Rep. Barney Frank of Massachusetts, the top Democrat on the House Financial Services Committee, said "publicly and privately I made it very clear" that the White House should use recess appointments to appoint Cordray and fill other financial regulatory vacancies.
As 2011 was ending, an AFL-CIO official said "our conversations on the Hill and with the White House took on urgency" on the labor board appointments. One of the meetings was with the president's then-chief of staff, William Daley.
"Daley said, 'We understand the problem and have people looking at it,'" the official said. "We didn't get an answer. It was a very nerve-racking Christmas."
A White House official said the administration believed Senate Republicans were trying to scuttle nominees whose terms would go beyond the next election. Then, if Republicans won the presidency, the new president could fill those posts with his own nominees.

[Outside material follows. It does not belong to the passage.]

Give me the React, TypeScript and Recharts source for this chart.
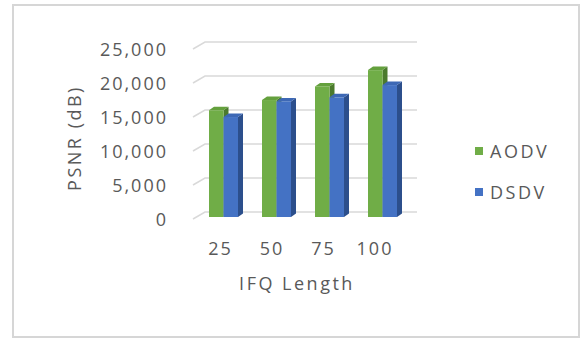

By waiting until January, the White House bought the recess appointees another year in office. They can serve until the end of the next congressional session, which would mean December 2013. If appointed in December, their terms would have lasted only until the end of 2012.
A president cannot remove the NLRB appointees prior to expiration of their terms. The consumer agency chief serves at the pleasure of the president, so Cordray might not stay anyway under a Republican president.
A Senate Republican leadership aide said McConnell told Democrats in December he was "prepared to do a slate of nominations" if the White House agreed to two conditions: It wouldn't bypass the Senate with recess appointments during the Christmas break, and the slate would include a number of pending nominees Republicans wanted. "They never contacted us one time," the GOP official said.
Last month, just the opposite occurred. Aides to Obama, Reid and McConnell negotiated a deal. The White House pledged not to bypass the Senate during the April recess, and Senate Democrats agreed to confirm eight Republican nominees. In a matter of minutes, more than 60 nominees sailed through the Senate.